**Data block:**
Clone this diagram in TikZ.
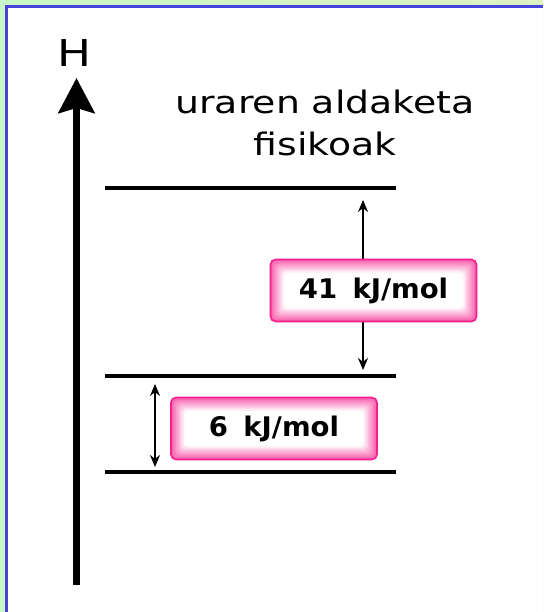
\documentclass[tikz,border=0pt]{standalone}
\usepackage{fontspec}
\setmainfont[FakeStretch=1.22]{DejaVu Sans}
\newfontfamily\boxfont[FakeStretch=1.02,WordSpace=1.6]{DejaVu Sans}
\usetikzlibrary{arrows.meta,calc,positioning}

\definecolor{bggreen}{HTML}{C9F7C6}
\definecolor{bgyellow}{HTML}{DDF1C2}
\definecolor{frameblue}{HTML}{4444DD}
\definecolor{boxpink}{HTML}{F5218E}

\tikzset{
	level/.style={line width=4pt},
	dblarrow/.style={line width=1.5pt,{Stealth[length=12pt,width=10pt]}-{Stealth[length=12pt,width=10pt]}},
	glowbox/.style={draw=boxpink,line width=1.6pt,rounded corners=5pt,
		minimum width=206pt,minimum height=62pt,
		font=\boxfont\bfseries\fontsize{27}{30}\selectfont,
		path picture={
			\foreach \i [evaluate=\i as \p using {int(max(0,72-7*\i))}] in {0,...,11}
				\fill[boxpink!\p!white,rounded corners=4pt]
					($(path picture bounding box.south west)+(\i*1.3pt,\i*1.3pt)$) rectangle
					($(path picture bounding box.north east)-(\i*1.3pt,\i*1.3pt)$);
		}}
}

\begin{document}
\begin{tikzpicture}[x=1pt,y=-1pt]
	\useasboundingbox (0,0) rectangle (543,612);
	% slide background
	\shade[left color=bggreen,right color=bgyellow] (0,0) rectangle (543,612);
	\fill[white] (7,7) rectangle (543,612);
	\draw[frameblue,line width=2.2pt] (6.5,612) -- (6.5,6.5) -- (543,6.5);

	% enthalpy axis
	\coordinate (hbot) at (76.5,585);
	\coordinate (htop) at (76.5,78);
	\draw[line width=7pt,-{Stealth[length=35pt,width=36pt,inset=5pt]}] (hbot) -- (htop);
	\node[font=\fontsize{37}{40}\selectfont,anchor=base] (hlabel) at (74,67) {H};

	\node[font=\fontsize{31}{42}\selectfont,align=center,anchor=north] (title) at (325,86)
		{uraren aldaketa\\fisikoak};

	% levels
	\coordinate (lurrunL) at (105,188);
	\coordinate (lurrunR) at (396,188);
	\coordinate (likidoL) at (105,376);
	\coordinate (likidoR) at (396,376);
	\coordinate (solidoL) at (105,472);
	\coordinate (solidoR) at (396,472);
	\draw[level] (lurrunL) -- (lurrunR);
	\draw[level] (likidoL) -- (likidoR);
	\draw[level] (solidoL) -- (solidoR);

	% arrows
	\coordinate (lurruntop) at (363,200);
	\coordinate (lurrunbot) at (363,370);
	\coordinate (urtutop) at (155,384);
	\coordinate (urtubot) at (155,467);
	\draw[dblarrow] (lurruntop) -- (lurrunbot);
	\draw[dblarrow] (urtutop) -- (urtubot);

	\node[glowbox] (lurrunbox) at (373.5,290.5) {41 kJ/mol};
	\node[glowbox] (urtubox) at (274,428.5) {6 kJ/mol};
\end{tikzpicture}
\end{document}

**Set exercise:** Every line is to be duplicated exactly, though pictures stay out.

**Output below:**
Clone this diagram in TikZ.
\documentclass[tikz,border=0pt]{standalone}
\usepackage{fontspec}
\setmainfont[FakeStretch=1.22]{DejaVu Sans}
\newfontfamily\boxfont[FakeStretch=1.02,WordSpace=1.6]{DejaVu Sans}
\usetikzlibrary{arrows.meta,calc,positioning}

\definecolor{bggreen}{HTML}{C9F7C6}
\definecolor{bgyellow}{HTML}{DDF1C2}
\definecolor{frameblue}{HTML}{4444DD}
\definecolor{boxpink}{HTML}{F5218E}

\tikzset{
	level/.style={line width=4pt},
	dblarrow/.style={line width=1.5pt,{Stealth[length=12pt,width=10pt]}-{Stealth[length=12pt,width=10pt]}},
	glowbox/.style={draw=boxpink,line width=1.6pt,rounded corners=5pt,
		minimum width=206pt,minimum height=62pt,
		font=\boxfont\bfseries\fontsize{27}{30}\selectfont,
		path picture={
			\foreach \i [evaluate=\i as \p using {int(max(0,72-7*\i))}] in {0,...,11}
				\fill[boxpink!\p!white,rounded corners=4pt]
					($(path picture bounding box.south west)+(\i*1.3pt,\i*1.3pt)$) rectangle
					($(path picture bounding box.north east)-(\i*1.3pt,\i*1.3pt)$);
		}}
}

\begin{document}
\begin{tikzpicture}[x=1pt,y=-1pt]
	\useasboundingbox (0,0) rectangle (543,612);
	% slide background
	\shade[left color=bggreen,right color=bgyellow] (0,0) rectangle (543,612);
	\fill[white] (7,7) rectangle (543,612);
	\draw[frameblue,line width=2.2pt] (6.5,612) -- (6.5,6.5) -- (543,6.5);

	% enthalpy axis
	\coordinate (hbot) at (76.5,585);
	\coordinate (htop) at (76.5,78);
	\draw[line width=7pt,-{Stealth[length=35pt,width=36pt,inset=5pt]}] (hbot) -- (htop);
	\node[font=\fontsize{37}{40}\selectfont,anchor=base] (hlabel) at (74,67) {H};

	\node[font=\fontsize{31}{42}\selectfont,align=center,anchor=north] (title) at (325,86)
		{uraren aldaketa\\fisikoak};

	% levels
	\coordinate (lurrunL) at (105,188);
	\coordinate (lurrunR) at (396,188);
	\coordinate (likidoL) at (105,376);
	\coordinate (likidoR) at (396,376);
	\coordinate (solidoL) at (105,472);
	\coordinate (solidoR) at (396,472);
	\draw[level] (lurrunL) -- (lurrunR);
	\draw[level] (likidoL) -- (likidoR);
	\draw[level] (solidoL) -- (solidoR);

	% arrows
	\coordinate (lurruntop) at (363,200);
	\coordinate (lurrunbot) at (363,370);
	\coordinate (urtutop) at (155,384);
	\coordinate (urtubot) at (155,467);
	\draw[dblarrow] (lurruntop) -- (lurrunbot);
	\draw[dblarrow] (urtutop) -- (urtubot);

	\node[glowbox] (lurrunbox) at (373.5,290.5) {41 kJ/mol};
	\node[glowbox] (urtubox) at (274,428.5) {6 kJ/mol};
\end{tikzpicture}
\end{document}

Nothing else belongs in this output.